STORED DATA ▸
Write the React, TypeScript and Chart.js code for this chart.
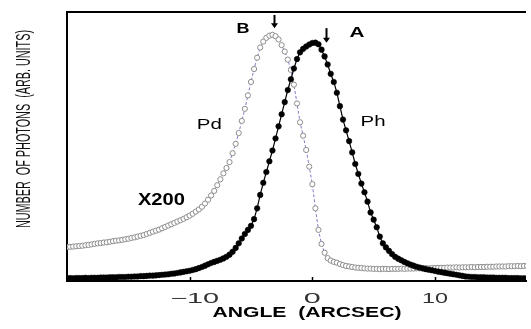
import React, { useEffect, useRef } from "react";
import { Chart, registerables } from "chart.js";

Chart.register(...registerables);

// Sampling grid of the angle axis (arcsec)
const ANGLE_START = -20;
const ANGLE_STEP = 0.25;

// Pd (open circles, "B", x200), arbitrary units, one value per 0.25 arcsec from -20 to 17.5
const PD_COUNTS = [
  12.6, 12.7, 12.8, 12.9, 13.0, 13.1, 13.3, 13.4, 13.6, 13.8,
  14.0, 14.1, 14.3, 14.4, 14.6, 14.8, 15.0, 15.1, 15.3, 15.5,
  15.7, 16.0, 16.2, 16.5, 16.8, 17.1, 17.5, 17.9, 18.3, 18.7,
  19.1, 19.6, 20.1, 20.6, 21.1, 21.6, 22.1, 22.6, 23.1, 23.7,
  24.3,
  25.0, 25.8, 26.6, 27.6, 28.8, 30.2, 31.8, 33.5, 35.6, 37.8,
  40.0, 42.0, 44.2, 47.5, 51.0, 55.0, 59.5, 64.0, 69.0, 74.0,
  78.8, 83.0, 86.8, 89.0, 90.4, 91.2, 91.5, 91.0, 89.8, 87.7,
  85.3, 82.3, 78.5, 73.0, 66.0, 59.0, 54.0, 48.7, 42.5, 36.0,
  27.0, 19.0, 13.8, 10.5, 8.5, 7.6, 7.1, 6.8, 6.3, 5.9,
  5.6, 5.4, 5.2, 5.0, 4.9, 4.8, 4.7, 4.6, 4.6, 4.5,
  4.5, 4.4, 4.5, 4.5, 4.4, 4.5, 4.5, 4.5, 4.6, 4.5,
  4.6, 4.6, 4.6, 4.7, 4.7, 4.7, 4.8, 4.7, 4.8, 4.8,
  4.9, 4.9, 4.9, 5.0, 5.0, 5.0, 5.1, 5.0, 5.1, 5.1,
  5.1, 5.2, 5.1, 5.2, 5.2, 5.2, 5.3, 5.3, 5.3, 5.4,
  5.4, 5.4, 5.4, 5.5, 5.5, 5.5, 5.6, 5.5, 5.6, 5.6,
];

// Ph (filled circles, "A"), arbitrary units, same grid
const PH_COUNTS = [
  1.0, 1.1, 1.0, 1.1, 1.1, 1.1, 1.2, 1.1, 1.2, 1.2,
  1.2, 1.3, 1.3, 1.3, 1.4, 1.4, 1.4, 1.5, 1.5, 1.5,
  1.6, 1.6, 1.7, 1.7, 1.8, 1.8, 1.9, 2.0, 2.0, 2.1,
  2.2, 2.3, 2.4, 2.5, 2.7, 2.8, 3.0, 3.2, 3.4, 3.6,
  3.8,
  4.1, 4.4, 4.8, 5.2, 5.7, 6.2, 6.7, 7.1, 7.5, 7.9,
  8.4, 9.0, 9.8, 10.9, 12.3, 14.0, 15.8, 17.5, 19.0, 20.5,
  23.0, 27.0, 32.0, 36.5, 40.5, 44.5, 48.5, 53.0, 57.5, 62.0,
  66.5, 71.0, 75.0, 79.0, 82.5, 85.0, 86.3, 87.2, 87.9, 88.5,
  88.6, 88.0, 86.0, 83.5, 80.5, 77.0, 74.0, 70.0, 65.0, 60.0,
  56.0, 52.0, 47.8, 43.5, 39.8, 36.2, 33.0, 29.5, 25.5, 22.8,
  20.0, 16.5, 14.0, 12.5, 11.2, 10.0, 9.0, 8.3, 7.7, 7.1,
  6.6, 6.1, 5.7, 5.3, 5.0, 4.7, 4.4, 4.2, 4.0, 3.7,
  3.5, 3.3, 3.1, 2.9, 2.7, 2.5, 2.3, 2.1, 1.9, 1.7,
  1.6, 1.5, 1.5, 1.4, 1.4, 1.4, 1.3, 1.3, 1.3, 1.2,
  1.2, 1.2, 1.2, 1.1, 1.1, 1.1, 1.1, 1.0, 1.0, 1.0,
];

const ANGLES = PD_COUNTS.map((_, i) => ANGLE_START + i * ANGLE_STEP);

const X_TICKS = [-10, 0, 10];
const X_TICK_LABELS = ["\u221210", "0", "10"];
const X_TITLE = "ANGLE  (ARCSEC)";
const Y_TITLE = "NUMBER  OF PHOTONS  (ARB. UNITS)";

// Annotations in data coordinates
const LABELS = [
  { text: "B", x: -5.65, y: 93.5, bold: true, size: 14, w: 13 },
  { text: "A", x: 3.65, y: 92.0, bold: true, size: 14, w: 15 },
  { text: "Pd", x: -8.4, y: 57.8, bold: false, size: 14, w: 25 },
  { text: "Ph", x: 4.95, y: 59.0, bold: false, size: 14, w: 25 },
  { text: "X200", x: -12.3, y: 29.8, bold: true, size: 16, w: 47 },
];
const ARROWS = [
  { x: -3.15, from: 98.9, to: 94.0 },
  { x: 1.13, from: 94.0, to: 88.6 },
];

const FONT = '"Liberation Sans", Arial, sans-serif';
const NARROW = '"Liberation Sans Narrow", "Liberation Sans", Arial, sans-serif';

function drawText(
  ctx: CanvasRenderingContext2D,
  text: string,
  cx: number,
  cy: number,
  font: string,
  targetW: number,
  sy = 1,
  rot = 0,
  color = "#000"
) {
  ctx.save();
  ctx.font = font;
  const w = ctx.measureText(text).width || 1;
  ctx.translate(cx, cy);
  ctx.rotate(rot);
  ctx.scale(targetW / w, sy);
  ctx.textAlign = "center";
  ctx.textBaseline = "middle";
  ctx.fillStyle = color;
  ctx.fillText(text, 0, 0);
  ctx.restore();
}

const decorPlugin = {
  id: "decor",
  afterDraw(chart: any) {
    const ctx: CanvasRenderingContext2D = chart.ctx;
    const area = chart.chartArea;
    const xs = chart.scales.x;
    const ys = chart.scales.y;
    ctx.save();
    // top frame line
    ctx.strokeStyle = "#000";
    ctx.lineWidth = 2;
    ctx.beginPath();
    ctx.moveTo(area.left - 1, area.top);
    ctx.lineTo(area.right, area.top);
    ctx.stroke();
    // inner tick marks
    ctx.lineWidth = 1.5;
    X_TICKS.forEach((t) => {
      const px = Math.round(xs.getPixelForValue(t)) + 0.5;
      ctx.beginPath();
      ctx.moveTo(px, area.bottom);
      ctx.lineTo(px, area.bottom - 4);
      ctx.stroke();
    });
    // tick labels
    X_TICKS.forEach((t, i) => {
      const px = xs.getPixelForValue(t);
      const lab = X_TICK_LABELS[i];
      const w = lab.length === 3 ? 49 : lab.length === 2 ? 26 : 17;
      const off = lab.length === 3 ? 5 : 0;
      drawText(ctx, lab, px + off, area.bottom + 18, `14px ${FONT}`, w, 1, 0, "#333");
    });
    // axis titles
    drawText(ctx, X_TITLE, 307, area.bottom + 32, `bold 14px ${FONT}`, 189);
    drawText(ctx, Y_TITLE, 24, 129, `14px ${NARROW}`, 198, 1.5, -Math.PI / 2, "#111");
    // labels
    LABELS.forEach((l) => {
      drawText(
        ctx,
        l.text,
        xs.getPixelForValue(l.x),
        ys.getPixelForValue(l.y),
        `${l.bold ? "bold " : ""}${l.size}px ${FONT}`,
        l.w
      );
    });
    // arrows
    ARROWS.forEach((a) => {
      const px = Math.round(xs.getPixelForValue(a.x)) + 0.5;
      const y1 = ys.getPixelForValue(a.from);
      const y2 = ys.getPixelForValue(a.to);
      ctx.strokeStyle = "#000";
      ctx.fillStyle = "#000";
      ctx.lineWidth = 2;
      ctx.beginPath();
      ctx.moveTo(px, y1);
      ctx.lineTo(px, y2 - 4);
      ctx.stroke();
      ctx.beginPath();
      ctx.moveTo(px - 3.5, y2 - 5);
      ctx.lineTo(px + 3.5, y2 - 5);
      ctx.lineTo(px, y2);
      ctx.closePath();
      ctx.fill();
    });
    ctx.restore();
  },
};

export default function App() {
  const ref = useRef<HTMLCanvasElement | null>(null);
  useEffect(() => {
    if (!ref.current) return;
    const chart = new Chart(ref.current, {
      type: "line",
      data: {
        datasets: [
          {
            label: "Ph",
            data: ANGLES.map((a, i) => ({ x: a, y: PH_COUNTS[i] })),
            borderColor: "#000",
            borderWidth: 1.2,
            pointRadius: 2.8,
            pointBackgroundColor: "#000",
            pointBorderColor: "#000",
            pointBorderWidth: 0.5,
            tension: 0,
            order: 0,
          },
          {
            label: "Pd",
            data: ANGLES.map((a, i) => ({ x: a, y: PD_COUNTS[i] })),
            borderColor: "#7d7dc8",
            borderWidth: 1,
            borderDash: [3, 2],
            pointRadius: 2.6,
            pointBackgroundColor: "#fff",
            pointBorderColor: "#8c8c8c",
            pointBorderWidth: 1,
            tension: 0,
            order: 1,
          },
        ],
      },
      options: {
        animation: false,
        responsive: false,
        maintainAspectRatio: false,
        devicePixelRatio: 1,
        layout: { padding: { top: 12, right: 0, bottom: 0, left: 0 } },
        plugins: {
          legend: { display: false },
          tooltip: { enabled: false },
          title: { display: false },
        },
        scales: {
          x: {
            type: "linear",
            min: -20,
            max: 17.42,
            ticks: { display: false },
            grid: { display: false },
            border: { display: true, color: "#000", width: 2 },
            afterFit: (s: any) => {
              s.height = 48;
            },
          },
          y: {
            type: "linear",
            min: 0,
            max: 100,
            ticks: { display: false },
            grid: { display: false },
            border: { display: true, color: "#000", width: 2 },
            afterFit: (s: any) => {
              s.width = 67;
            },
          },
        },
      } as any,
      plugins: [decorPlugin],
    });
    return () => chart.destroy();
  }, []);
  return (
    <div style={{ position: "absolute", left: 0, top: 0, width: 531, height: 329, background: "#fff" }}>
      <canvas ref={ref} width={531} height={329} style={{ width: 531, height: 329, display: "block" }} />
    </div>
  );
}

DO THIS ▸
Go over the data above and copy every line that has the word "React" in it.

WORKED ANSWER ▸
Write the React, TypeScript and Chart.js code for this chart.
import React, { useEffect, useRef } from "react";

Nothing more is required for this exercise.